━━ RECORDS FOR THIS TASK
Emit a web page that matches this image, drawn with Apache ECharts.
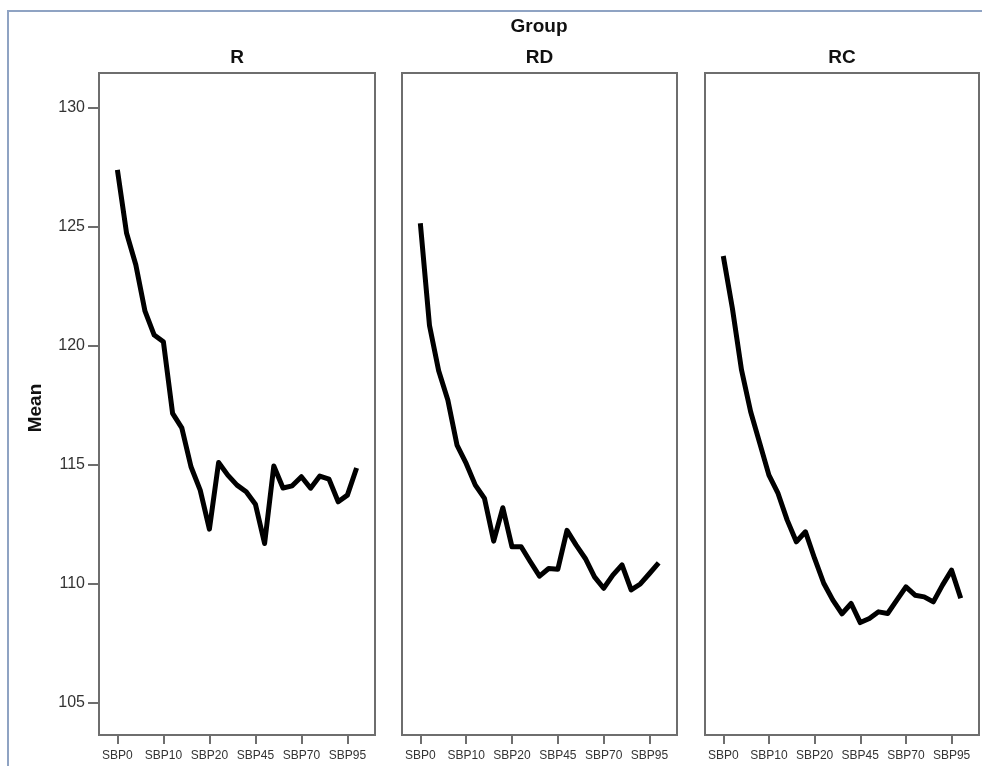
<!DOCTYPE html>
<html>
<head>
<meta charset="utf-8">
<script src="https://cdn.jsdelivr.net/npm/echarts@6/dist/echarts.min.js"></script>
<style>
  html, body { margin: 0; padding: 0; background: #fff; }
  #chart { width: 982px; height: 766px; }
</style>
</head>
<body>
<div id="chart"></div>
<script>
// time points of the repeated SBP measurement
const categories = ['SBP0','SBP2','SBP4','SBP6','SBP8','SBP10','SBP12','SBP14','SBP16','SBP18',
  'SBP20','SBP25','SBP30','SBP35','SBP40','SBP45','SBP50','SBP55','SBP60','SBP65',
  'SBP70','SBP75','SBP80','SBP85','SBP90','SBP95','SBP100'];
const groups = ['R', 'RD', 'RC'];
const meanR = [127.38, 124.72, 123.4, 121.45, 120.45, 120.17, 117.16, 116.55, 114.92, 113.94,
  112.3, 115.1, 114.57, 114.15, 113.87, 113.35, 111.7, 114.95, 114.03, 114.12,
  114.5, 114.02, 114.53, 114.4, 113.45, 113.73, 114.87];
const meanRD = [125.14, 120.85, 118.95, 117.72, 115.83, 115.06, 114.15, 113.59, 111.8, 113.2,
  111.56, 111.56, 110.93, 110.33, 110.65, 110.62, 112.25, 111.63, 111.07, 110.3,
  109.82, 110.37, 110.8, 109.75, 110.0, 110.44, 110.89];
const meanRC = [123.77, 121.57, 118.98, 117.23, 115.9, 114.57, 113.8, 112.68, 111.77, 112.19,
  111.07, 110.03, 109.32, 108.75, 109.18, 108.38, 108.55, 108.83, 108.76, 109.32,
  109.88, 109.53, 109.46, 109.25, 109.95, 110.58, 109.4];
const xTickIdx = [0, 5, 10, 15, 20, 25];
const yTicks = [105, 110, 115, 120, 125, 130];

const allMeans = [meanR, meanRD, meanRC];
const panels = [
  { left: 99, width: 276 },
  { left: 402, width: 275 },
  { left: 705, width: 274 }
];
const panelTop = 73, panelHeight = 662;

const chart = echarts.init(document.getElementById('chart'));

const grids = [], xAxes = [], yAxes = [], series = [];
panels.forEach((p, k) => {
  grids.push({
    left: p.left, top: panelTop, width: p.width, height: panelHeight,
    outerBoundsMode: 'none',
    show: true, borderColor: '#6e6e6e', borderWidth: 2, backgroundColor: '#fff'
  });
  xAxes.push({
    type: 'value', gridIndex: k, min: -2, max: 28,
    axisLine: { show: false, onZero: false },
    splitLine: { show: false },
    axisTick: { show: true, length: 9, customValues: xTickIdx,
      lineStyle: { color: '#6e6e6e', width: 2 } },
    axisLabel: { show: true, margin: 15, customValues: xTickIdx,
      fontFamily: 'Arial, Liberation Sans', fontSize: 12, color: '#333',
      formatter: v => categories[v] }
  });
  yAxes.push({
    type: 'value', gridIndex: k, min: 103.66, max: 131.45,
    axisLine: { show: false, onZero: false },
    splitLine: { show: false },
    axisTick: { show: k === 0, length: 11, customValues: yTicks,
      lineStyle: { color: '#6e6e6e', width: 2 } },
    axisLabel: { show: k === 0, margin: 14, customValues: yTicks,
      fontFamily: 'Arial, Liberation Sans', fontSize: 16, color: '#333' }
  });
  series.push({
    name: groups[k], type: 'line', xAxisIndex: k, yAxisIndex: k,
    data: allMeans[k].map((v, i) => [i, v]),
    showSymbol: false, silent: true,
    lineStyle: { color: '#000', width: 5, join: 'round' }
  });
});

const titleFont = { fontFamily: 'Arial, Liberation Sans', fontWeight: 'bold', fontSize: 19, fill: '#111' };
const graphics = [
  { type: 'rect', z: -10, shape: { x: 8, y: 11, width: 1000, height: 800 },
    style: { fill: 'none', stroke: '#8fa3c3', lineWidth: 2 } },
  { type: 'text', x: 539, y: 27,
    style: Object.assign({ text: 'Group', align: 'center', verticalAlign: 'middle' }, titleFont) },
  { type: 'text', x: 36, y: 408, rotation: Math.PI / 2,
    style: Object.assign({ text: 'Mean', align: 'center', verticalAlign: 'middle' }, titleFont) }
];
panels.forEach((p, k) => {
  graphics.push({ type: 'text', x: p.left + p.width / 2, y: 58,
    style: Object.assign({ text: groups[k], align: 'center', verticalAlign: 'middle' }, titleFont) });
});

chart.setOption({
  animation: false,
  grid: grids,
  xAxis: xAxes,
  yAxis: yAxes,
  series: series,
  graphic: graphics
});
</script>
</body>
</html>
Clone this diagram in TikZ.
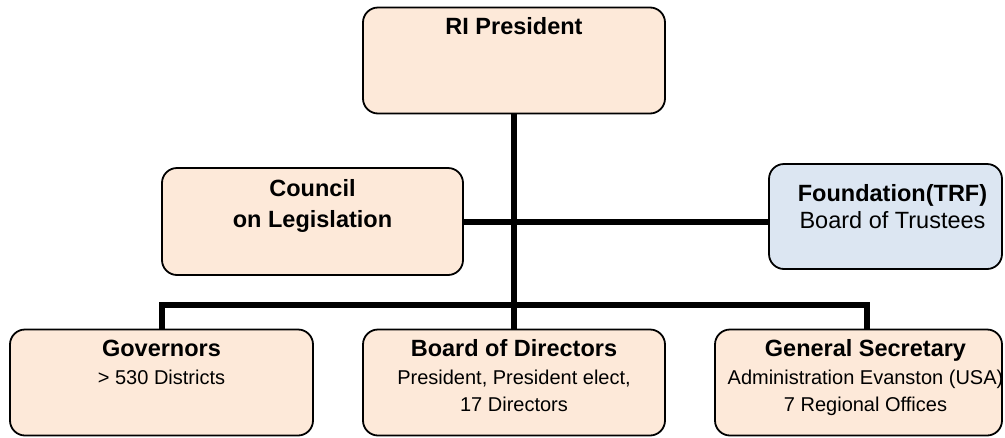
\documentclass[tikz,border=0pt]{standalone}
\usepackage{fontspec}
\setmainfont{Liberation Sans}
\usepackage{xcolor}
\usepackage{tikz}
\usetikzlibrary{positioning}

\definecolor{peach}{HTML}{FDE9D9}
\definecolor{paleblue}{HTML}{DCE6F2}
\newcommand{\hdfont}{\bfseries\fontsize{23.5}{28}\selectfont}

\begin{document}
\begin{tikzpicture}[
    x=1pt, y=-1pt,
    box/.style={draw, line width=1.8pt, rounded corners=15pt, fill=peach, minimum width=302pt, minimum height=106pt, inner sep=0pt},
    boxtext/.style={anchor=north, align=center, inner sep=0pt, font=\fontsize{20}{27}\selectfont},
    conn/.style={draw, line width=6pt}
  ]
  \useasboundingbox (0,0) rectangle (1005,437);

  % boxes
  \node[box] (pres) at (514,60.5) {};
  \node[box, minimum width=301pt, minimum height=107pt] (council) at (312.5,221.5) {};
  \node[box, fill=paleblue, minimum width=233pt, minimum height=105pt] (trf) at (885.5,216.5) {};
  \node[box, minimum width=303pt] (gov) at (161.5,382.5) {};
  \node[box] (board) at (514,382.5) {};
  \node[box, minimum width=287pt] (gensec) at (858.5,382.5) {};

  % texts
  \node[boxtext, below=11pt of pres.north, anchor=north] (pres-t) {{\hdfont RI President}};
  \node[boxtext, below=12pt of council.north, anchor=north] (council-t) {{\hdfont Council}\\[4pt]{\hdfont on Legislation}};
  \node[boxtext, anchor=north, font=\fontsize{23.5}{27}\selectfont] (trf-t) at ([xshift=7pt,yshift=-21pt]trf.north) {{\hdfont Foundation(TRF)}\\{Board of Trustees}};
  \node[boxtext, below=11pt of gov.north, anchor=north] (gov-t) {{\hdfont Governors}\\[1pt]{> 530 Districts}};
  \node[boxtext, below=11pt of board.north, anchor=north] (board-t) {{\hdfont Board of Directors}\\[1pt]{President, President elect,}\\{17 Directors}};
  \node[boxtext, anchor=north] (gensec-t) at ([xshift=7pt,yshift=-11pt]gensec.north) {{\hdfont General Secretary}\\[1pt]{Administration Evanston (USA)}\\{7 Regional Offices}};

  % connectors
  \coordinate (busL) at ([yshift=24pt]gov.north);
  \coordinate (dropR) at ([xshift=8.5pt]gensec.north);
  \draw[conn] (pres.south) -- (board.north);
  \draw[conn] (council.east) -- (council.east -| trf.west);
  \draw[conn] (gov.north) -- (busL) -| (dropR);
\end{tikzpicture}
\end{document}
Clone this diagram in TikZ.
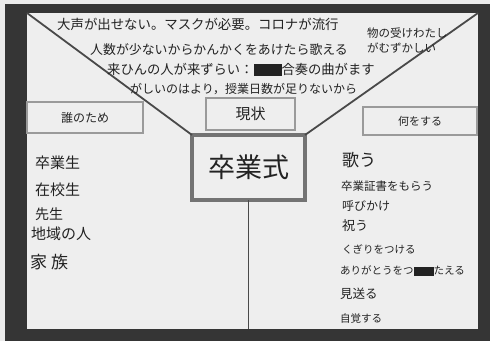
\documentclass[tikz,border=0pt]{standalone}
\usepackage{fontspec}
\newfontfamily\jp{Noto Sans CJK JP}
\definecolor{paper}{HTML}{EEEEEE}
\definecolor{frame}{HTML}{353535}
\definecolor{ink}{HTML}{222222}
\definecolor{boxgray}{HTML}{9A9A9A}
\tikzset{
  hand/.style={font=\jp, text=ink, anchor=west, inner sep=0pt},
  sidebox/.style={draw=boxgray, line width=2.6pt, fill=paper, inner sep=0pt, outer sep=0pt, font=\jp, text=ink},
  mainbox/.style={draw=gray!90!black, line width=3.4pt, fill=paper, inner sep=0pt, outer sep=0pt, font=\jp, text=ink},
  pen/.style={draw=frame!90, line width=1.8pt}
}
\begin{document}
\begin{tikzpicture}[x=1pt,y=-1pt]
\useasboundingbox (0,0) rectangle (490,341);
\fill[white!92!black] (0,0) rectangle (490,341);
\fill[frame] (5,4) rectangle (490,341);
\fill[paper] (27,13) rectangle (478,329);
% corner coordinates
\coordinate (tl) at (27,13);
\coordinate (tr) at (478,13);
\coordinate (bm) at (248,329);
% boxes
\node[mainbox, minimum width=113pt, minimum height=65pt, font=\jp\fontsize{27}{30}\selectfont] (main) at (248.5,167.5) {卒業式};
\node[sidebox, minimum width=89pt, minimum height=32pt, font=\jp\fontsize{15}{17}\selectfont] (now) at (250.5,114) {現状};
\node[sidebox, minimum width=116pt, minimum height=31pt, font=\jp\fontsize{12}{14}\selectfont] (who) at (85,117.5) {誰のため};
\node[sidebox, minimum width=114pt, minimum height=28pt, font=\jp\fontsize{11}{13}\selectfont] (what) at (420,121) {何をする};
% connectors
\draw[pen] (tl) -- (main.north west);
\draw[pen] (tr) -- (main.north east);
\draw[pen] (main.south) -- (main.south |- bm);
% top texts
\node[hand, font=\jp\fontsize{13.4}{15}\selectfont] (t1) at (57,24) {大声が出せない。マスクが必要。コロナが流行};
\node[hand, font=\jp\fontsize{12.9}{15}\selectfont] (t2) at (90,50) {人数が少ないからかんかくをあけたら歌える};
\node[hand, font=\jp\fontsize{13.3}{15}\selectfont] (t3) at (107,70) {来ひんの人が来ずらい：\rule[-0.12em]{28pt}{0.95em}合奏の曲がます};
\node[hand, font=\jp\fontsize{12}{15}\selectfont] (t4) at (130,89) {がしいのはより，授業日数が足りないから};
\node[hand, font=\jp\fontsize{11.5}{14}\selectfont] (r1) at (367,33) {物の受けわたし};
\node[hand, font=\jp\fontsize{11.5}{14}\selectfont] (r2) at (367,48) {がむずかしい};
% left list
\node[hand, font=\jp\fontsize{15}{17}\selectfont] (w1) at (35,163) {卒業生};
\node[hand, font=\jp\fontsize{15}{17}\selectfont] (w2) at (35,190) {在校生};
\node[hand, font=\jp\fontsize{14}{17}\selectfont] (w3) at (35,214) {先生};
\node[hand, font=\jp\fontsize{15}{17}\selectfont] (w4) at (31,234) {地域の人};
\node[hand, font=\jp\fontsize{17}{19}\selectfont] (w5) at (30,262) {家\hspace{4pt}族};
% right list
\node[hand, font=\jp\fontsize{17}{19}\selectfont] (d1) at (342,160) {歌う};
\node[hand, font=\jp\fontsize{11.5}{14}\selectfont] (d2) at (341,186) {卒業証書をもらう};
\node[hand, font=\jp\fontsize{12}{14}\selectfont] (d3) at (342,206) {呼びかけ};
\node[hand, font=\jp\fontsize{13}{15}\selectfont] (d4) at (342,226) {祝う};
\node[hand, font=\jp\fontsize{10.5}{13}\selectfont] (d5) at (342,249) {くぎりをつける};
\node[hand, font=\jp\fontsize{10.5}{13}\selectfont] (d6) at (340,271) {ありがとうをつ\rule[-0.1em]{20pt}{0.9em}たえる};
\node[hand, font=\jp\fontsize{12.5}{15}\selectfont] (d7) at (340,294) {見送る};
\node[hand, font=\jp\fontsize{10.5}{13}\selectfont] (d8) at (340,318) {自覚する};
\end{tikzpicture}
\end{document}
━━━━
▶ [AIM] Repeat exactly and only the lines from the start of the data above through the line that holds "const chart = echarts.init(document.getElementById('chart'));", inclusive. Pictures do not belong in the copy.

▶ [RESPONSE TO THIS TASK]
Emit a web page that matches this image, drawn with Apache ECharts.
<!DOCTYPE html>
<html>
<head>
<meta charset="utf-8">
<script src="https://cdn.jsdelivr.net/npm/echarts@6/dist/echarts.min.js"></script>
<style>
  html, body { margin: 0; padding: 0; background: #fff; }
  #chart { width: 982px; height: 766px; }
</style>
</head>
<body>
<div id="chart"></div>
<script>
// time points of the repeated SBP measurement
const categories = ['SBP0','SBP2','SBP4','SBP6','SBP8','SBP10','SBP12','SBP14','SBP16','SBP18',
  'SBP20','SBP25','SBP30','SBP35','SBP40','SBP45','SBP50','SBP55','SBP60','SBP65',
  'SBP70','SBP75','SBP80','SBP85','SBP90','SBP95','SBP100'];
const groups = ['R', 'RD', 'RC'];
const meanR = [127.38, 124.72, 123.4, 121.45, 120.45, 120.17, 117.16, 116.55, 114.92, 113.94,
  112.3, 115.1, 114.57, 114.15, 113.87, 113.35, 111.7, 114.95, 114.03, 114.12,
  114.5, 114.02, 114.53, 114.4, 113.45, 113.73, 114.87];
const meanRD = [125.14, 120.85, 118.95, 117.72, 115.83, 115.06, 114.15, 113.59, 111.8, 113.2,
  111.56, 111.56, 110.93, 110.33, 110.65, 110.62, 112.25, 111.63, 111.07, 110.3,
  109.82, 110.37, 110.8, 109.75, 110.0, 110.44, 110.89];
const meanRC = [123.77, 121.57, 118.98, 117.23, 115.9, 114.57, 113.8, 112.68, 111.77, 112.19,
  111.07, 110.03, 109.32, 108.75, 109.18, 108.38, 108.55, 108.83, 108.76, 109.32,
  109.88, 109.53, 109.46, 109.25, 109.95, 110.58, 109.4];
const xTickIdx = [0, 5, 10, 15, 20, 25];
const yTicks = [105, 110, 115, 120, 125, 130];

const allMeans = [meanR, meanRD, meanRC];
const panels = [
  { left: 99, width: 276 },
  { left: 402, width: 275 },
  { left: 705, width: 274 }
];
const panelTop = 73, panelHeight = 662;

const chart = echarts.init(document.getElementById('chart'));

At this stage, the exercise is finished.